**TASK GOAL:** Give the data below again exactly as it stands. Omit the pictures.

--------------------

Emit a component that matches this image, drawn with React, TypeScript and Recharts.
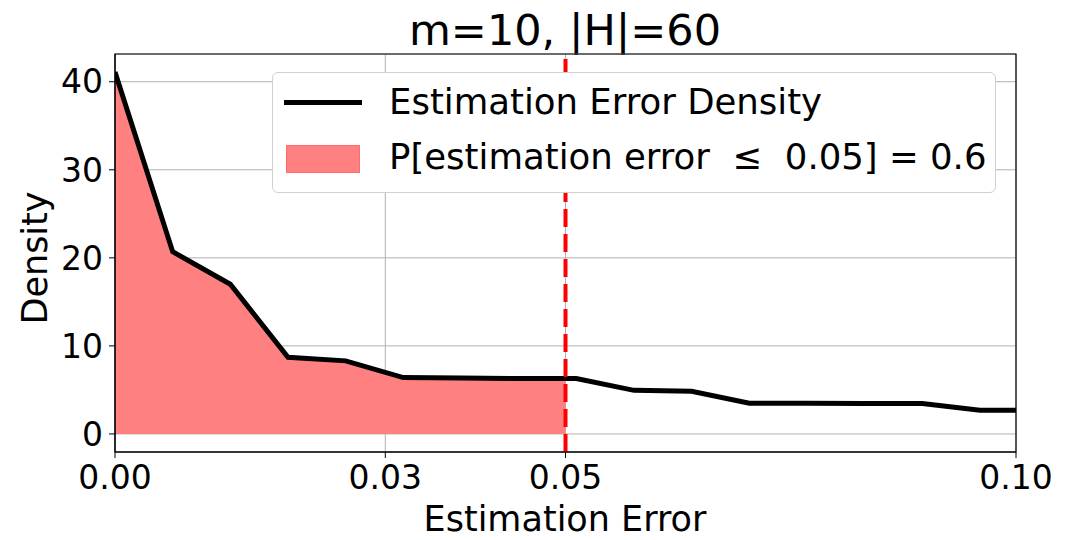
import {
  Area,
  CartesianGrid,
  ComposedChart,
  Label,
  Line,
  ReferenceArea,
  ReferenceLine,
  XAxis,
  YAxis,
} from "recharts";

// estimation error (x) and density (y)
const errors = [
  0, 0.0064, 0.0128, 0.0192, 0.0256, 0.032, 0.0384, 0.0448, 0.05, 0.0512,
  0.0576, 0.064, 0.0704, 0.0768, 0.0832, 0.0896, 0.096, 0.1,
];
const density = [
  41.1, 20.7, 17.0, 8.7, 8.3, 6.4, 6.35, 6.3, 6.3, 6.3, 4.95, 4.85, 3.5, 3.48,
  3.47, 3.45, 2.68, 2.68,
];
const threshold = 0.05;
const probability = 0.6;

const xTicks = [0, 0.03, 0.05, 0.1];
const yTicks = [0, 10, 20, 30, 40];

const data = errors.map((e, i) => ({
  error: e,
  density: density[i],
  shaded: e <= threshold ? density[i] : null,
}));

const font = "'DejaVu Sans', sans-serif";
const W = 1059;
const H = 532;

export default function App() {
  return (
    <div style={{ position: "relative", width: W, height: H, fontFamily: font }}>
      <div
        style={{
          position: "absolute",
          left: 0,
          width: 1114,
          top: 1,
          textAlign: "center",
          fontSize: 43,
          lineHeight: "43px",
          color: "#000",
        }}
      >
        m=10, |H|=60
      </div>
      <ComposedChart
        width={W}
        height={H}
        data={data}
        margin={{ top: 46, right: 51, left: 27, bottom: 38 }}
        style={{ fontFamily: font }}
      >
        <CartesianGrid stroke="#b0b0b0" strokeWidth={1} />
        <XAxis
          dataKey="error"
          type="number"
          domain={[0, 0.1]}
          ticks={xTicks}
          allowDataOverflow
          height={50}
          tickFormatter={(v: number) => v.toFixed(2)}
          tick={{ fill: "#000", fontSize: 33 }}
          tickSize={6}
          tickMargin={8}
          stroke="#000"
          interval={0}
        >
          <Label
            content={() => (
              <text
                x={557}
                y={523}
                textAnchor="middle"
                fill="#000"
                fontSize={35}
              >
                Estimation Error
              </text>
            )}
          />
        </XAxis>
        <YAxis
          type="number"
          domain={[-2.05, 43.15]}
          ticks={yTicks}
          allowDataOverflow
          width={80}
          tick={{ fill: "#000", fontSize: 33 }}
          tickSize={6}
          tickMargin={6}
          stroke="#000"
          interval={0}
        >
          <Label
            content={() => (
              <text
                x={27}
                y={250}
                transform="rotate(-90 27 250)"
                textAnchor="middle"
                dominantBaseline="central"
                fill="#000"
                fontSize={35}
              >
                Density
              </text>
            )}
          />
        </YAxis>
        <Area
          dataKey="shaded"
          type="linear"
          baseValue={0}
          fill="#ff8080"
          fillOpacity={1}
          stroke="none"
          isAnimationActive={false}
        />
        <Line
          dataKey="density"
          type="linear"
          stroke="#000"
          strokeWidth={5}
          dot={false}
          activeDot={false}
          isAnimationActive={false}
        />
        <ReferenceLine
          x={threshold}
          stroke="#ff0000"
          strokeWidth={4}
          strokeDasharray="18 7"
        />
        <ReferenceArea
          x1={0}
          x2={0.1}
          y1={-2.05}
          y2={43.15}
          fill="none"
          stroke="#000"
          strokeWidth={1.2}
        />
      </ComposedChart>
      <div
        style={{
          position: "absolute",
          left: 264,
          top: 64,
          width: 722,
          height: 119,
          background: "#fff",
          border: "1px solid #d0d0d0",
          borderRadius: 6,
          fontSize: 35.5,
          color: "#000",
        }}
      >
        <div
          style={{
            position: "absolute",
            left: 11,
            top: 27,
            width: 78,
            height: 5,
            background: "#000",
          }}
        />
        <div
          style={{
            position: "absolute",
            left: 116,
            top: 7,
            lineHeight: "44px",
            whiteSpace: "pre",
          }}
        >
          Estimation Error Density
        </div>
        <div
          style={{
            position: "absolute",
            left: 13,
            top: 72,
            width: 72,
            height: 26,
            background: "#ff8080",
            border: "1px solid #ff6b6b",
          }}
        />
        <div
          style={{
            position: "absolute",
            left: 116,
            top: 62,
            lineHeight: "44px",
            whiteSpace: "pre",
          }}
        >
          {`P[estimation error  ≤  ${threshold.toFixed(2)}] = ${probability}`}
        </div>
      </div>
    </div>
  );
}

--------------------

**EXPECTED ANSWER:**
Emit a component that matches this image, drawn with React, TypeScript and Recharts.
import {
  Area,
  CartesianGrid,
  ComposedChart,
  Label,
  Line,
  ReferenceArea,
  ReferenceLine,
  XAxis,
  YAxis,
} from "recharts";

// estimation error (x) and density (y)
const errors = [
  0, 0.0064, 0.0128, 0.0192, 0.0256, 0.032, 0.0384, 0.0448, 0.05, 0.0512,
  0.0576, 0.064, 0.0704, 0.0768, 0.0832, 0.0896, 0.096, 0.1,
];
const density = [
  41.1, 20.7, 17.0, 8.7, 8.3, 6.4, 6.35, 6.3, 6.3, 6.3, 4.95, 4.85, 3.5, 3.48,
  3.47, 3.45, 2.68, 2.68,
];
const threshold = 0.05;
const probability = 0.6;

const xTicks = [0, 0.03, 0.05, 0.1];
const yTicks = [0, 10, 20, 30, 40];

const data = errors.map((e, i) => ({
  error: e,
  density: density[i],
  shaded: e <= threshold ? density[i] : null,
}));

const font = "'DejaVu Sans', sans-serif";
const W = 1059;
const H = 532;

export default function App() {
  return (
    <div style={{ position: "relative", width: W, height: H, fontFamily: font }}>
      <div
        style={{
          position: "absolute",
          left: 0,
          width: 1114,
          top: 1,
          textAlign: "center",
          fontSize: 43,
          lineHeight: "43px",
          color: "#000",
        }}
      >
        m=10, |H|=60
      </div>
      <ComposedChart
        width={W}
        height={H}
        data={data}
        margin={{ top: 46, right: 51, left: 27, bottom: 38 }}
        style={{ fontFamily: font }}
      >
        <CartesianGrid stroke="#b0b0b0" strokeWidth={1} />
        <XAxis
          dataKey="error"
          type="number"
          domain={[0, 0.1]}
          ticks={xTicks}
          allowDataOverflow
          height={50}
          tickFormatter={(v: number) => v.toFixed(2)}
          tick={{ fill: "#000", fontSize: 33 }}
          tickSize={6}
          tickMargin={8}
          stroke="#000"
          interval={0}
        >
          <Label
            content={() => (
              <text
                x={557}
                y={523}
                textAnchor="middle"
                fill="#000"
                fontSize={35}
              >
                Estimation Error
              </text>
            )}
          />
        </XAxis>
        <YAxis
          type="number"
          domain={[-2.05, 43.15]}
          ticks={yTicks}
          allowDataOverflow
          width={80}
          tick={{ fill: "#000", fontSize: 33 }}
          tickSize={6}
          tickMargin={6}
          stroke="#000"
          interval={0}
        >
          <Label
            content={() => (
              <text
                x={27}
                y={250}
                transform="rotate(-90 27 250)"
                textAnchor="middle"
                dominantBaseline="central"
                fill="#000"
                fontSize={35}
              >
                Density
              </text>
            )}
          />
        </YAxis>
        <Area
          dataKey="shaded"
          type="linear"
          baseValue={0}
          fill="#ff8080"
          fillOpacity={1}
          stroke="none"
          isAnimationActive={false}
        />
        <Line
          dataKey="density"
          type="linear"
          stroke="#000"
          strokeWidth={5}
          dot={false}
          activeDot={false}
          isAnimationActive={false}
        />
        <ReferenceLine
          x={threshold}
          stroke="#ff0000"
          strokeWidth={4}
          strokeDasharray="18 7"
        />
        <ReferenceArea
          x1={0}
          x2={0.1}
          y1={-2.05}
          y2={43.15}
          fill="none"
          stroke="#000"
          strokeWidth={1.2}
        />
      </ComposedChart>
      <div
        style={{
          position: "absolute",
          left: 264,
          top: 64,
          width: 722,
          height: 119,
          background: "#fff",
          border: "1px solid #d0d0d0",
          borderRadius: 6,
          fontSize: 35.5,
          color: "#000",
        }}
      >
        <div
          style={{
            position: "absolute",
            left: 11,
            top: 27,
            width: 78,
            height: 5,
            background: "#000",
          }}
        />
        <div
          style={{
            position: "absolute",
            left: 116,
            top: 7,
            lineHeight: "44px",
            whiteSpace: "pre",
          }}
        >
          Estimation Error Density
        </div>
        <div
          style={{
            position: "absolute",
            left: 13,
            top: 72,
            width: 72,
            height: 26,
            background: "#ff8080",
            border: "1px solid #ff6b6b",
          }}
        />
        <div
          style={{
            position: "absolute",
            left: 116,
            top: 62,
            lineHeight: "44px",
            whiteSpace: "pre",
          }}
        >
          {`P[estimation error  ≤  ${threshold.toFixed(2)}] = ${probability}`}
        </div>
      </div>
    </div>
  );
}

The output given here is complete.